Goal >> Exclude the pictures, then repeat the remaining data exactly.
─── Available records
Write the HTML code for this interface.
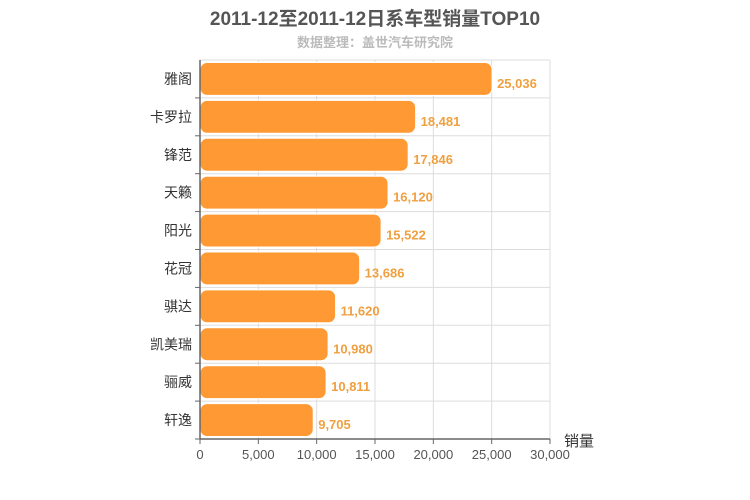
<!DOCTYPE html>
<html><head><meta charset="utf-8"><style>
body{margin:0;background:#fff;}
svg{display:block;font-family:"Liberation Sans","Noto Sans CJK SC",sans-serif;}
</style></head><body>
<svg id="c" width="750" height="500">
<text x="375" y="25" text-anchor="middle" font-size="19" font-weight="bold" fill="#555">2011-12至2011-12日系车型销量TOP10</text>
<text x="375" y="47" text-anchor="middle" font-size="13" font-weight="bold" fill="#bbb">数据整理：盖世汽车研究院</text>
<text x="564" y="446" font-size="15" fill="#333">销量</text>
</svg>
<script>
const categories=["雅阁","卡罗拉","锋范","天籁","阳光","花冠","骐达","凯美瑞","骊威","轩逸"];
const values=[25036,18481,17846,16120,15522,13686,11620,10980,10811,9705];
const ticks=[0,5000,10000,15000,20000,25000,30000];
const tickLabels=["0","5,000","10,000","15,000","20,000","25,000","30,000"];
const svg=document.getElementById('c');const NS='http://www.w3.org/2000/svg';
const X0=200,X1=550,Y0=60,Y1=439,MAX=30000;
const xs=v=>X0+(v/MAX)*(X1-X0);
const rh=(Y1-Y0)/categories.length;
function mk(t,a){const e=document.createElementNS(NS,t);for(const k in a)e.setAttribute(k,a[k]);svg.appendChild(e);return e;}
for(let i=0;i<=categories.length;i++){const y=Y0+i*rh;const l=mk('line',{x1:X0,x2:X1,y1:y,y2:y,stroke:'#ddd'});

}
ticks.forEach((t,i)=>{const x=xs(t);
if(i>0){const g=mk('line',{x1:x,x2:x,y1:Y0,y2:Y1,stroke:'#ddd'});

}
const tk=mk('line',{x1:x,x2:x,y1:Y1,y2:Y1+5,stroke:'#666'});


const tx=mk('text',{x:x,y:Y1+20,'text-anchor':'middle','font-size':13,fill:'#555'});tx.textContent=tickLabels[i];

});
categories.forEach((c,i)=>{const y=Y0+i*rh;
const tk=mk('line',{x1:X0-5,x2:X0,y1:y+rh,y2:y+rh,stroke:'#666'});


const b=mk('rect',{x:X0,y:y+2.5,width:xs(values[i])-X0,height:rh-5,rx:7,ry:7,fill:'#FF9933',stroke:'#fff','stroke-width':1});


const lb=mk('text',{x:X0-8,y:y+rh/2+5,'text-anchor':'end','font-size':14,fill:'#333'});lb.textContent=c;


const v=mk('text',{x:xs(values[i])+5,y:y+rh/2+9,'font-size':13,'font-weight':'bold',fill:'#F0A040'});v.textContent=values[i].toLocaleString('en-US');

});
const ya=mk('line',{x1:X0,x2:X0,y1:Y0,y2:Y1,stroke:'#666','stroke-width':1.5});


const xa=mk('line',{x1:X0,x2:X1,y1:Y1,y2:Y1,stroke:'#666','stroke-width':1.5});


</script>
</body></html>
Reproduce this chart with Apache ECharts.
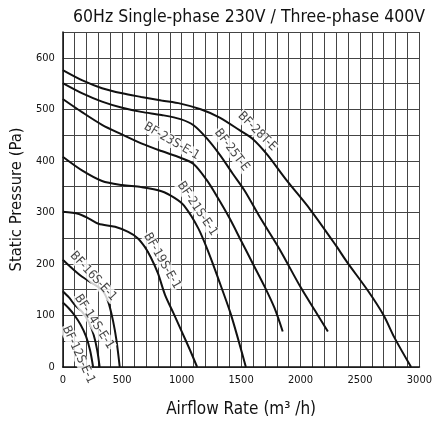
──────
Reply to the exercise >>
Write the HTML code for this interface.
<!DOCTYPE html>
<html><head><meta charset="utf-8"><style>
body{margin:0;background:#fff;}
svg{display:block;font-family:"Liberation Sans","Noto Sans CJK SC",sans-serif;}
</style></head><body>
<svg id="c" width="750" height="500">
<text x="375" y="25" text-anchor="middle" font-size="19" font-weight="bold" fill="#555">2011-12至2011-12日系车型销量TOP10</text>
<text x="375" y="47" text-anchor="middle" font-size="13" font-weight="bold" fill="#bbb">数据整理：盖世汽车研究院</text>
<text x="564" y="446" font-size="15" fill="#333">销量</text>
</svg>
<script>
const categories=["雅阁","卡罗拉","锋范","天籁","阳光","花冠","骐达","凯美瑞","骊威","轩逸"];
const values=[25036,18481,17846,16120,15522,13686,11620,10980,10811,9705];
const ticks=[0,5000,10000,15000,20000,25000,30000];
const tickLabels=["0","5,000","10,000","15,000","20,000","25,000","30,000"];
const svg=document.getElementById('c');const NS='http://www.w3.org/2000/svg';
const X0=200,X1=550,Y0=60,Y1=439,MAX=30000;
const xs=v=>X0+(v/MAX)*(X1-X0);
const rh=(Y1-Y0)/categories.length;
function mk(t,a){const e=document.createElementNS(NS,t);for(const k in a)e.setAttribute(k,a[k]);svg.appendChild(e);return e;}
for(let i=0;i<=categories.length;i++){const y=Y0+i*rh;const l=mk('line',{x1:X0,x2:X1,y1:y,y2:y,stroke:'#ddd'});

}
ticks.forEach((t,i)=>{const x=xs(t);
if(i>0){const g=mk('line',{x1:x,x2:x,y1:Y0,y2:Y1,stroke:'#ddd'});

}
const tk=mk('line',{x1:x,x2:x,y1:Y1,y2:Y1+5,stroke:'#666'});


const tx=mk('text',{x:x,y:Y1+20,'text-anchor':'middle','font-size':13,fill:'#555'});tx.textContent=tickLabels[i];

});
categories.forEach((c,i)=>{const y=Y0+i*rh;
const tk=mk('line',{x1:X0-5,x2:X0,y1:y+rh,y2:y+rh,stroke:'#666'});


const b=mk('rect',{x:X0,y:y+2.5,width:xs(values[i])-X0,height:rh-5,rx:7,ry:7,fill:'#FF9933',stroke:'#fff','stroke-width':1});


const lb=mk('text',{x:X0-8,y:y+rh/2+5,'text-anchor':'end','font-size':14,fill:'#333'});lb.textContent=c;


const v=mk('text',{x:xs(values[i])+5,y:y+rh/2+9,'font-size':13,'font-weight':'bold',fill:'#F0A040'});v.textContent=values[i].toLocaleString('en-US');

});
const ya=mk('line',{x1:X0,x2:X0,y1:Y0,y2:Y1,stroke:'#666','stroke-width':1.5});


const xa=mk('line',{x1:X0,x2:X1,y1:Y1,y2:Y1,stroke:'#666','stroke-width':1.5});


</script>
</body></html>
Reproduce this chart with Apache ECharts.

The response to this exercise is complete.